## Task statement:
Return the material exactly, first line through the line containing "import plotly.graph_objects as go", and nothing more. Pictures stay out.

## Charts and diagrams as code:
— start —
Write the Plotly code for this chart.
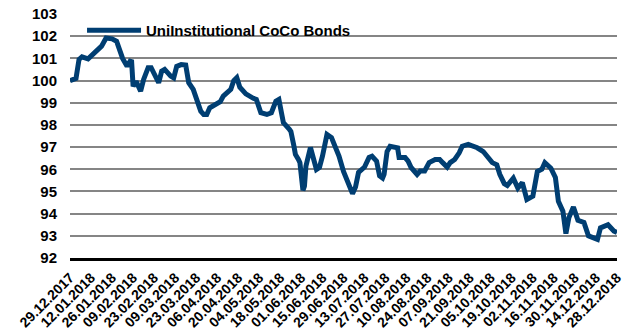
import pandas as pd
import plotly.graph_objects as go

series_name = "UniInstitutional CoCo Bonds"
start_date = "2017-12-29"
# days since 29.12.2017 for each observation
days_since_start = [0, 4, 6, 8, 12, 15, 18, 21, 24, 28, 31, 33, 35, 38, 40, 41, 42, 44, 47, 49,
                    52, 54, 58, 59, 61, 63, 67, 69, 71, 74, 77, 79, 82, 84, 87, 89, 91, 93, 97, 100,
                    102, 104, 107, 109, 111, 113, 117, 122, 124, 127, 131, 134, 137, 139, 141, 142, 146, 147, 149, 150,
                    152, 153, 155, 156, 157, 160, 164, 166, 168, 171, 174, 177, 179, 182, 186, 188, 190, 192, 196, 199,
                    201, 204, 206, 208, 209, 211, 213, 216, 218, 219, 223, 225, 227, 231, 233, 236, 239, 243, 246, 248,
                    251, 253, 256, 259, 261, 265, 268, 271, 275, 278, 281, 284, 286, 289, 291, 295, 298, 301, 304, 308,
                    311, 314, 316, 320, 323, 325, 328, 330, 332, 335, 338, 342, 345, 348, 351, 353, 356, 358, 362, 364]
values = [100.0, 100.1, 100.95, 101.07, 100.98, 101.17, 101.4, 101.55, 101.92, 101.88, 101.77, 101.32, 101.0, 100.64, 100.87, 100.85, 99.74, 99.97, 99.52, 100.05,
          100.58, 100.58, 99.97, 99.9, 100.42, 100.5, 100.2, 100.12, 100.64, 100.72, 100.7, 99.9, 99.6, 99.22, 98.62, 98.47, 98.47, 98.77, 98.92, 99.05,
          99.3, 99.45, 99.6, 100.0, 100.13, 99.7, 99.4, 99.2, 99.15, 98.55, 98.47, 98.55, 99.07, 99.15, 98.55, 98.1, 97.8, 97.7, 97.05, 96.67,
          96.44, 96.3, 95.05, 95.24, 96.14, 96.98, 95.99, 96.08, 96.59, 97.57, 97.43, 96.89, 96.6, 95.9, 95.2, 94.9, 95.2, 95.86, 96.1, 96.53,
          96.59, 96.37, 95.7, 95.6, 95.77, 96.8, 97.04, 96.98, 96.97, 96.53, 96.53, 96.37, 96.08, 95.77, 95.92, 95.92, 96.3, 96.44, 96.44, 96.3,
          96.1, 96.3, 96.44, 96.74, 97.04, 97.12, 97.04, 96.97, 96.8, 96.5, 96.3, 96.2, 95.77, 95.35, 95.27, 95.6, 95.15, 95.4, 94.64, 94.79,
          95.9, 96.0, 96.3, 96.05, 95.63, 94.56, 94.11, 93.1, 93.82, 94.3, 93.7, 93.6, 93.0, 92.92, 92.84, 93.36, 93.44, 93.5, 93.21, 93.15]
tick_dates = pd.date_range("2017-12-29", "2018-12-28", freq="14D")
y_ticks = list(range(92, 104))

dates = pd.Timestamp(start_date) + pd.to_timedelta(days_since_start, unit="D")

fig = go.Figure()
fig.add_trace(go.Scatter(x=dates, y=values, mode="lines", name=series_name,
                         line=dict(color="#003E72", width=5)))

fig.update_layout(
    width=632, height=333,
    margin=dict(l=70, r=15, t=14, b=75, autoexpand=False),
    paper_bgcolor="white", plot_bgcolor="white",
    font=dict(family="Liberation Sans, Arial, sans-serif", color="black"),
    showlegend=True,
    legend=dict(x=0.022, y=1.0, xanchor="left", yanchor="top", bgcolor="rgba(0,0,0,0)",
                font=dict(size=15, weight="bold", color="black"), itemwidth=54,
                tracegroupgap=0),
)
fig.update_xaxes(
    range=[pd.Timestamp("2017-12-29"), pd.Timestamp("2018-12-28")],
    tickvals=tick_dates, ticktext=[d.strftime("%d.%m.%Y") for d in tick_dates],
    tickangle=-45, tickfont=dict(size=14, weight="bold", color="black"),
    showgrid=False, showline=True, linecolor="black", linewidth=3,
    ticks="", ticklabelstandoff=3, automargin=False, zeroline=False,
)
fig.update_yaxes(
    range=[92, 103], tickvals=y_ticks,
    tickfont=dict(size=15, weight="bold", color="black"),
    showgrid=True, gridcolor="#858585", gridwidth=1.5,
    ticks="", ticklabelstandoff=12, automargin=False, zeroline=False,
)
fig.write_html("out.html")
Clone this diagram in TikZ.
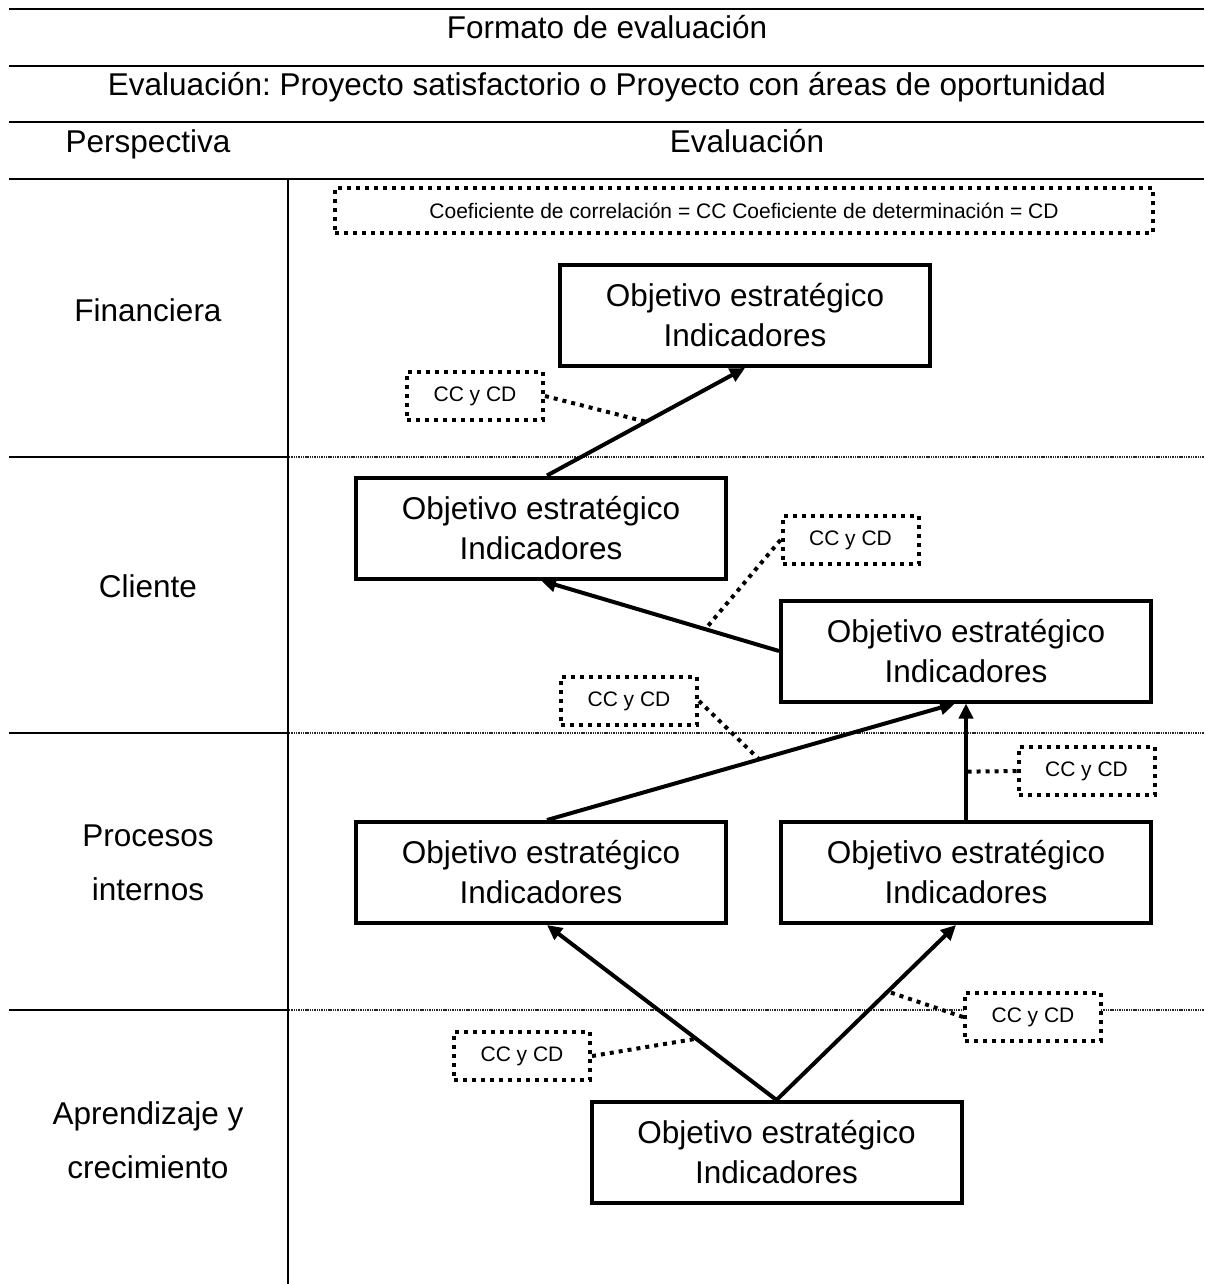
\documentclass[tikz,border=0pt]{standalone}
\usepackage{fontspec}
\setmainfont{Liberation Sans}
\usetikzlibrary{arrows.meta,calc}
\frenchspacing

\begin{document}
\begin{tikzpicture}[x=1pt,y=-1pt,
  rule/.style={line width=2pt},
  band/.style={line width=1.3pt, black!85, dash pattern=on 1.4pt off 0.9pt},
  bigtext/.style={font=\fontsize{31.5}{40}\selectfont, inner sep=0pt},
  sidelabel/.style={font=\fontsize{31.5}{54}\selectfont, align=center, inner sep=0pt},
  objbox/.style={draw, line width=4pt, minimum width=370pt, minimum height=101pt,
    align=center, inner sep=0pt, fill=white, font=\fontsize{31.5}{40}\selectfont},
  notebox/.style={draw, line width=4pt, dash pattern=on 4pt off 5pt, fill=white,
    minimum width=136pt, minimum height=48pt, inner sep=0pt,
    font=\fontsize{21}{25}\selectfont},
  link/.style={line width=4pt, -{Triangle[length=15pt,width=14pt]}},
  tie/.style={line width=4pt, dash pattern=on 4pt off 5pt},
]
\useasboundingbox (0,0) rectangle (1204,1284);

% table rules
\draw[rule] (9,9) -- (1204,9);
\draw[rule] (9,66) -- (1204,66);
\draw[rule] (9,122) -- (1204,122);
\draw[rule] (9,179) -- (1204,179);
\draw[rule] (288,179) -- (288,1284);
\foreach \yy in {457,733,1010}{
  \draw[rule] (9,\yy) -- (288,\yy);
  \draw[band] (289,\yy) -- (1204,\yy);
}

% header texts
\node[bigtext, anchor=base] (title) at (607,39) {Formato de evaluación};
\node[bigtext, anchor=base] (scale) at (607,96) {Evaluación: Proyecto satisfactorio o Proyecto con áreas de oportunidad};
\node[bigtext, anchor=base] (hpersp) at (148,153) {Perspectiva};
\node[bigtext, anchor=base] (heval) at (747,153) {Evaluación};

% perspectives
\node[bigtext, anchor=base] (pfin) at (148,321) {Financiera};
\node[bigtext, anchor=base] (pcli) at (148,597) {Cliente};
\node[sidelabel] (pproc) at (148,863) {Procesos\\internos};
\node[sidelabel] (papr) at (148,1140) {Aprendizaje y\\crecimiento};

% legend
\node[notebox, minimum width=818pt, minimum height=45pt] (legend) at (744,210.5)
  {Coeficiente de correlación = CC Coeficiente de determinación = CD};

% strategic objectives
\node[objbox] (B1) at (745,315.5) {Objetivo estratégico\\Indicadores};
\node[objbox] (B2) at (541,528) {Objetivo estratégico\\Indicadores};
\node[objbox] (B3) at (966,651) {Objetivo estratégico\\Indicadores};
\node[objbox] (B4) at (541,872.5) {Objetivo estratégico\\Indicadores};
\node[objbox] (B5) at (966,872.5) {Objetivo estratégico\\Indicadores};
\node[objbox] (B6) at (776.5,1152.5) {Objetivo estratégico\\Indicadores};

% cause-effect links
\draw[link] ([xshift=6pt]B2.north) -- coordinate[pos=0.5] (t1) (B1.south);
\draw[link] (B3.west) -- coordinate[pos=0.31] (t2) (B2.south);
\draw[link] ([xshift=6pt]B4.north) -- coordinate[pos=0.52] (t3) ([xshift=-11pt]B3.south);
\draw[link] (B5.north) -- coordinate[pos=0.415] (t4) (B3.south);
\draw[link] (B6.north) -- coordinate[pos=0.35] (t5) ([xshift=6pt]B4.south);
\draw[link] (B6.north) -- coordinate[pos=0.62] (t6) ([xshift=-10pt]B5.south);

% CC y CD notes
\node[notebox] (C1) at (475,396) {CC y CD};
\node[notebox] (C2) at (850.5,540) {CC y CD};
\node[notebox] (C3) at (629,701) {CC y CD};
\node[notebox] (C4) at (1086.5,771) {CC y CD};
\node[notebox] (C5) at (522,1056) {CC y CD};
\node[notebox] (C6) at (1033,1017) {CC y CD};

% note ties
\draw[tie] (C1.east) -- (t1);
\draw[tie] (C2.west) -- (t2);
\draw[tie] (C3.east) -- (t3);
\draw[tie] (C4.west) -- (t4);
\draw[tie] (C5.east) -- (t5);
\draw[tie] (C6.west) -- (t6);
\end{tikzpicture}
\end{document}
— end —
## Final answer:
Write the Plotly code for this chart.
import pandas as pd
import plotly.graph_objects as go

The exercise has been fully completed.